- _Exercise brief_
Repeat exactly the lines running from the first line of the data to the line containing "import plotly.graph_objects as go", both ends included, and nothing else; drop the pictures.

- _Data segment_
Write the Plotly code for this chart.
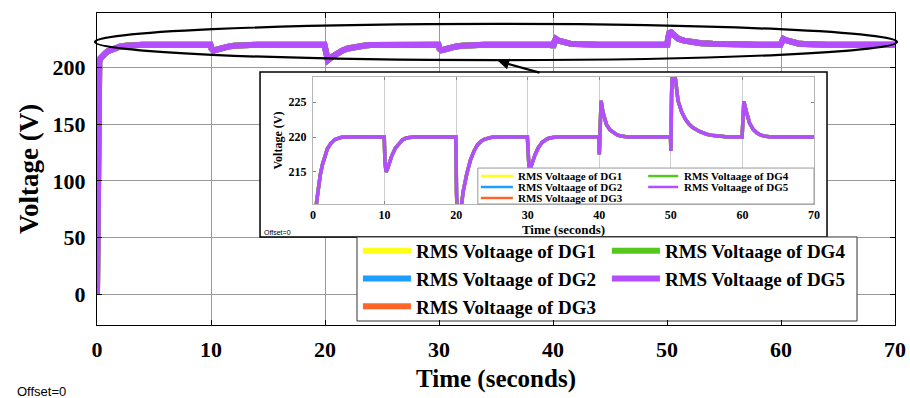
import plotly.graph_objects as go

# ---------------- data ----------------
time_s = [0, 0.05, 0.1, 0.15, 0.2, 0.3, 0.5, 0.8, 1.0, 1.3, 1.6, 2.0, 2.5, 3.0, 3.5, 4.0, 5.0,
          9.95, 10.05, 10.2, 10.4, 10.7, 11.0, 11.5, 12.0, 12.5, 13.0, 14.0,
          19.95, 20.05, 20.25, 20.5, 20.8, 21.0, 21.5, 22.0, 22.5, 23.0, 23.5, 24.0, 25.0, 26.0,
          29.95, 30.05, 30.2, 30.4, 30.7, 31.0, 31.5, 32.0, 32.5, 33.0, 34.0,
          39.95, 40.0, 40.1, 40.25, 40.5, 40.8, 41.0, 41.5, 42.0, 42.5, 43.0, 44.0,
          49.95, 50.0, 50.1, 50.25, 50.5, 50.8, 51.0, 51.5, 52.0, 52.5, 53.0, 54.0, 55.0, 56.0, 57.0, 58.0,
          59.95, 60.05, 60.2, 60.5, 60.8, 61.0, 61.5, 62.0, 62.5, 63.0, 64.0, 70.0]
rms_voltage = [0, 90, 170, 200, 205, 208, 210.7, 213.2, 214.5, 216, 217.2, 218.3, 219.1, 219.6, 219.8, 219.95, 220,
               220, 216.5, 215.0, 215.4, 216.4, 217.3, 218.4, 219.1, 219.6, 219.85, 220,
               220, 212, 206.5, 208.5, 210.8, 212.3, 214.8, 216.7, 218, 218.9, 219.4, 219.7, 219.95, 220,
               220, 216.5, 215.2, 215.6, 216.6, 217.4, 218.5, 219.2, 219.6, 219.85, 220,
               220, 217.5, 222, 225.2, 223.6, 222.4, 221.8, 221.0, 220.6, 220.3, 220.15, 220,
               220, 218, 226, 232, 229.5, 226.5, 225.2, 223.6, 222.6, 221.9, 221.4, 220.8, 220.4, 220.2, 220.05, 220,
               220, 222.5, 225.1, 223.8, 222.6, 222.0, 221.1, 220.6, 220.3, 220.15, 220, 220]

series_names = ["RMS Voltaage of DG1", "RMS Voltaage of DG2", "RMS Voltaage of DG3",
                "RMS Voltaage of DG4", "RMS Voltaage of DG5"]
series_values = [rms_voltage, rms_voltage, rms_voltage, rms_voltage, rms_voltage]
series_colors = ["#FFFF1A", "#1E9EFF", "#FF6428", "#55C81E", "#B44CFF"]

x_ticks = [0, 10, 20, 30, 40, 50, 60, 70]
y_ticks = [0, 50, 100, 150, 200]
inset_y_ticks = [215, 220, 225]

X_RANGE = [0, 70]
Y_RANGE = [-27, 248]
INSET_Y_RANGE = [210.4, 228.6]

SERIF = "Liberation Serif"
SANS = "Liberation Sans"

fig = go.Figure()

# main traces
for i, (name, vals, col) in enumerate(zip(series_names, series_values, series_colors)):
    fig.add_trace(go.Scatter(
        x=time_s, y=vals, mode="lines", name=name,
        line=dict(color=col, width=6),
        legend="legend" if i < 3 else "legend2",
        xaxis="x", yaxis="y"))

# inset traces
for name, vals, col in zip(series_names, series_values, series_colors):
    fig.add_trace(go.Scatter(
        x=time_s, y=vals, mode="lines", name=name,
        line=dict(color=col, width=3.5), showlegend=False,
        xaxis="x2", yaxis="y2"))

bold = dict(family=SERIF, color="black", weight="bold")

fig.update_layout(
    width=910, height=398,
    margin=dict(l=97, r=15, t=13, b=73),
    paper_bgcolor="white", plot_bgcolor="white",
    xaxis=dict(range=X_RANGE, tickvals=x_ticks, showgrid=True, gridcolor="#9a9a9a", gridwidth=1,
               zeroline=False, showline=True, linecolor="black", linewidth=1, mirror="all",
               ticks="inside", ticklen=5, tickcolor="black", automargin=False,
               tickfont=dict(size=22, **bold), ticklabelstandoff=5,
               title=dict(text="Time (seconds)", font=dict(size=25, **bold), standoff=8)),
    yaxis=dict(range=Y_RANGE, tickvals=y_ticks, showgrid=True, gridcolor="#9a9a9a", gridwidth=1,
               zeroline=False, showline=True, linecolor="black", linewidth=1, mirror="all",
               ticks="inside", ticklen=5, tickcolor="black", automargin=False,
               tickfont=dict(size=22, **bold), ticklabelstandoff=6,
               title=dict(text="Voltage (V)", font=dict(size=27, **bold), standoff=6)),
    xaxis2=dict(domain=[0.2707, 0.8985], anchor="y2", range=X_RANGE, tickvals=x_ticks,
                showgrid=True, gridcolor="#cfcfcf", zeroline=False, automargin=False,
                showline=True, linecolor="#b5b5b5", linewidth=1, mirror="all",
                ticks="inside", ticklen=3, tickcolor="#888",
                tickfont=dict(size=12, **bold), ticklabelstandoff=0,
                title=dict(text="Time (seconds)", font=dict(size=13, **bold), standoff=0)),
    yaxis2=dict(domain=[0.3878, 0.7949], anchor="x2", range=INSET_Y_RANGE, tickvals=inset_y_ticks,
                showgrid=False, zeroline=False, automargin=False,
                showline=True, linecolor="#b5b5b5", linewidth=1, mirror="all",
                ticks="inside", ticklen=3, tickcolor="#888",
                tickfont=dict(size=12, **bold), ticklabelstandoff=3,
                title=dict(text="Voltage (V)", font=dict(size=12, **bold), standoff=3)),
    legend=dict(x=0.327, y=0.298, xanchor="left", yanchor="top", bgcolor="rgba(0,0,0,0)",
                borderwidth=0, itemwidth=48, font=dict(size=19, **bold), tracegroupgap=0),
    legend2=dict(x=0.639, y=0.298, xanchor="left", yanchor="top", bgcolor="rgba(0,0,0,0)",
                 borderwidth=0, itemwidth=48, font=dict(size=19, **bold), tracegroupgap=0),
    showlegend=True,
)


def dx(f):
    """main-plot fraction -> x data position (for layout boxes)"""
    return X_RANGE[0] + f * (X_RANGE[1] - X_RANGE[0])


def dy(f):
    return Y_RANGE[0] + f * (Y_RANGE[1] - Y_RANGE[0])


shapes = []
# inset white box (main subplot 'between' layer: above main grid, below inset)
shapes.append(dict(type="rect", xref="x", yref="y", layer="between",
                   x0=dx(0.2043), x1=dx(0.9148), y0=dy(0.2821), y1=dy(0.8109),
                   fillcolor="white", line=dict(color="black", width=1.5)))
# main legend box
shapes.append(dict(type="rect", xref="x", yref="y", layer="between",
                   x0=dx(0.3258), x1=dx(0.9524), y0=dy(0.0128), y1=dy(0.2821),
                   fillcolor="white", line=dict(color="#333", width=1)))
# ellipse highlighting the steady region
shapes.append(dict(type="circle", xref="paper", yref="paper", layer="above",
                   x0=-0.0025, x1=1.0025, y0=0.849, y1=0.965,
                   line=dict(color="black", width=2.2)))
# inset legend (drawn manually)
shapes.append(dict(type="rect", xref="paper", yref="paper", layer="above",
                   x0=0.2707 + 0.329 * 0.6278, x1=0.2707 + 1.0 * 0.6278,
                   y0=0.3878, y1=0.3878 + 0.283 * 0.4071,
                   fillcolor="white", line=dict(color="#999", width=1)))
inset_rows = [0.220, 0.134, 0.047]
inset_pos = [(0.335, 0.399, 0.405, inset_rows[0]), (0.335, 0.399, 0.405, inset_rows[1]),
             (0.335, 0.399, 0.405, inset_rows[2]), (0.669, 0.729, 0.737, inset_rows[0]),
             (0.669, 0.729, 0.737, inset_rows[1])]
annotations = []
for (lx0, lx1, tx, ry), name, col in zip(inset_pos, series_names, series_colors):
    px = lambda f: 0.2707 + f * 0.6278
    py = 0.3878 + ry * 0.4071
    shapes.append(dict(type="line", xref="paper", yref="paper", layer="above",
                       x0=px(lx0), x1=px(lx1), y0=py, y1=py, line=dict(color=col, width=2.5)))
    annotations.append(dict(xref="paper", yref="paper", x=px(tx), y=py, text=name,
                            showarrow=False, xanchor="left", yanchor="middle",
                            font=dict(size=11, **bold)))

annotations.append(dict(xref="paper", yref="paper", x=0.5025, y=0.846, ax=43, ay=12,
                        text="", showarrow=True, arrowhead=2, arrowsize=1, arrowwidth=2.2,
                        arrowcolor="black"))
annotations.append(dict(xref="paper", yref="paper", x=-0.1028, y=-0.214, text="Offset=0",
                        showarrow=False, xanchor="left", yanchor="middle",
                        font=dict(family=SANS, size=13, color="black")))
annotations.append(dict(xref="paper", yref="paper", x=0.2068, y=0.298, text="Offset=0",
                        showarrow=False, xanchor="left", yanchor="middle",
                        font=dict(family=SANS, size=7, color="black")))

fig.update_layout(shapes=shapes, annotations=annotations)

fig.write_html("out.html")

- _Answer to the task_
Write the Plotly code for this chart.
import plotly.graph_objects as go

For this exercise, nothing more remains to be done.